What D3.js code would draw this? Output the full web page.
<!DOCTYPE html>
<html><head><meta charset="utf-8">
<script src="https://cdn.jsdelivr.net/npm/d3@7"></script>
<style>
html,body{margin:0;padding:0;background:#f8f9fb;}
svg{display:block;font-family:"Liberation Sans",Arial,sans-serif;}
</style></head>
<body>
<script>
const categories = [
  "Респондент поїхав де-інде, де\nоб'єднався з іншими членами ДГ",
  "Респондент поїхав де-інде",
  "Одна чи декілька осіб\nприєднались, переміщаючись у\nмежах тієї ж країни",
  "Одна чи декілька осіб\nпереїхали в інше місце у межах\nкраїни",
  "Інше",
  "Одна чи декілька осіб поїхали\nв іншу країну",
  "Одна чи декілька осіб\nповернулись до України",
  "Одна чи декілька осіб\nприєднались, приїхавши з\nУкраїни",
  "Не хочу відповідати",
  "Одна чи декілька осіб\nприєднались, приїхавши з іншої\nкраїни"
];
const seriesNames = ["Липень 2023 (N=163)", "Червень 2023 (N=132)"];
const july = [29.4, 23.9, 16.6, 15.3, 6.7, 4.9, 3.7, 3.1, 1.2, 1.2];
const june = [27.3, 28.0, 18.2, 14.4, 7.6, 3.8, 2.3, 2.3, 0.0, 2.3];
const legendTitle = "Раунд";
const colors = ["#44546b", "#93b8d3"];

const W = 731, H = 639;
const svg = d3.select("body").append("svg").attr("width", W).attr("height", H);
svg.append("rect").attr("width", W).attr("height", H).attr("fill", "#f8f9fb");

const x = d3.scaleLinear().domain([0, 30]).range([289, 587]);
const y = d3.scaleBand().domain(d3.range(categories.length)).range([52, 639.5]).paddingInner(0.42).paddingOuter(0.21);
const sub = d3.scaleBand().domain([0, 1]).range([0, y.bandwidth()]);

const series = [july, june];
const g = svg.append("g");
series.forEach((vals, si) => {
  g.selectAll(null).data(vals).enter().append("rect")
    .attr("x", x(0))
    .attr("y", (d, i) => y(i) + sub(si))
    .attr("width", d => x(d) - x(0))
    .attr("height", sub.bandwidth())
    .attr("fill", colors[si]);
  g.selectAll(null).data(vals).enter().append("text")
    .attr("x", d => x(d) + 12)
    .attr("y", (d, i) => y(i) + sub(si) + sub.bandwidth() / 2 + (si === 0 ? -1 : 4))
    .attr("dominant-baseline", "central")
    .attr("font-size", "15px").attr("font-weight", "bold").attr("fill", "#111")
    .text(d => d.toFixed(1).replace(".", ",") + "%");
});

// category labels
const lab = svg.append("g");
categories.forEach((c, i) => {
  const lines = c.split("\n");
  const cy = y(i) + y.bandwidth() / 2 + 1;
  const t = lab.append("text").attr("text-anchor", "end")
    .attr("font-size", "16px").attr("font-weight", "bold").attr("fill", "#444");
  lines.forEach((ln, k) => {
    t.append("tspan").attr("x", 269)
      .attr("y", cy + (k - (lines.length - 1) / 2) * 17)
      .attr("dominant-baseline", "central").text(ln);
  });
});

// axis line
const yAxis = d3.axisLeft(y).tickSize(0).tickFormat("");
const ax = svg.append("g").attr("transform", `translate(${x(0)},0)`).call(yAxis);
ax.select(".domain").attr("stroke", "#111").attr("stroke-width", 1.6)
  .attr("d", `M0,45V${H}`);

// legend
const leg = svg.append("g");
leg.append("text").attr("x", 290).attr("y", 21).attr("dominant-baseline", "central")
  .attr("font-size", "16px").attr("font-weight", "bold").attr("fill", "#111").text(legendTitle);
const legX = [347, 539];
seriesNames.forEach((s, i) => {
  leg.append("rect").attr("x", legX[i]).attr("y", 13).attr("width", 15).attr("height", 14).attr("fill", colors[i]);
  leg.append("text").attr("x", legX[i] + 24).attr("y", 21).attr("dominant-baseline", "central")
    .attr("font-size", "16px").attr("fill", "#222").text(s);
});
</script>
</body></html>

################

Directive
Beginning at the top of the data, please return every line until and including the line containing "d3.scaleBand().domain([0, 1]).range([0, y.bandwidth()]);", copied exactly, and nothing past it.

Task answer
What D3.js code would draw this? Output the full web page.
<!DOCTYPE html>
<html><head><meta charset="utf-8">
<script src="https://cdn.jsdelivr.net/npm/d3@7"></script>
<style>
html,body{margin:0;padding:0;background:#f8f9fb;}
svg{display:block;font-family:"Liberation Sans",Arial,sans-serif;}
</style></head>
<body>
<script>
const categories = [
  "Респондент поїхав де-інде, де\nоб'єднався з іншими членами ДГ",
  "Респондент поїхав де-інде",
  "Одна чи декілька осіб\nприєднались, переміщаючись у\nмежах тієї ж країни",
  "Одна чи декілька осіб\nпереїхали в інше місце у межах\nкраїни",
  "Інше",
  "Одна чи декілька осіб поїхали\nв іншу країну",
  "Одна чи декілька осіб\nповернулись до України",
  "Одна чи декілька осіб\nприєднались, приїхавши з\nУкраїни",
  "Не хочу відповідати",
  "Одна чи декілька осіб\nприєднались, приїхавши з іншої\nкраїни"
];
const seriesNames = ["Липень 2023 (N=163)", "Червень 2023 (N=132)"];
const july = [29.4, 23.9, 16.6, 15.3, 6.7, 4.9, 3.7, 3.1, 1.2, 1.2];
const june = [27.3, 28.0, 18.2, 14.4, 7.6, 3.8, 2.3, 2.3, 0.0, 2.3];
const legendTitle = "Раунд";
const colors = ["#44546b", "#93b8d3"];

const W = 731, H = 639;
const svg = d3.select("body").append("svg").attr("width", W).attr("height", H);
svg.append("rect").attr("width", W).attr("height", H).attr("fill", "#f8f9fb");

const x = d3.scaleLinear().domain([0, 30]).range([289, 587]);
const y = d3.scaleBand().domain(d3.range(categories.length)).range([52, 639.5]).paddingInner(0.42).paddingOuter(0.21);
const sub = d3.scaleBand().domain([0, 1]).range([0, y.bandwidth()]);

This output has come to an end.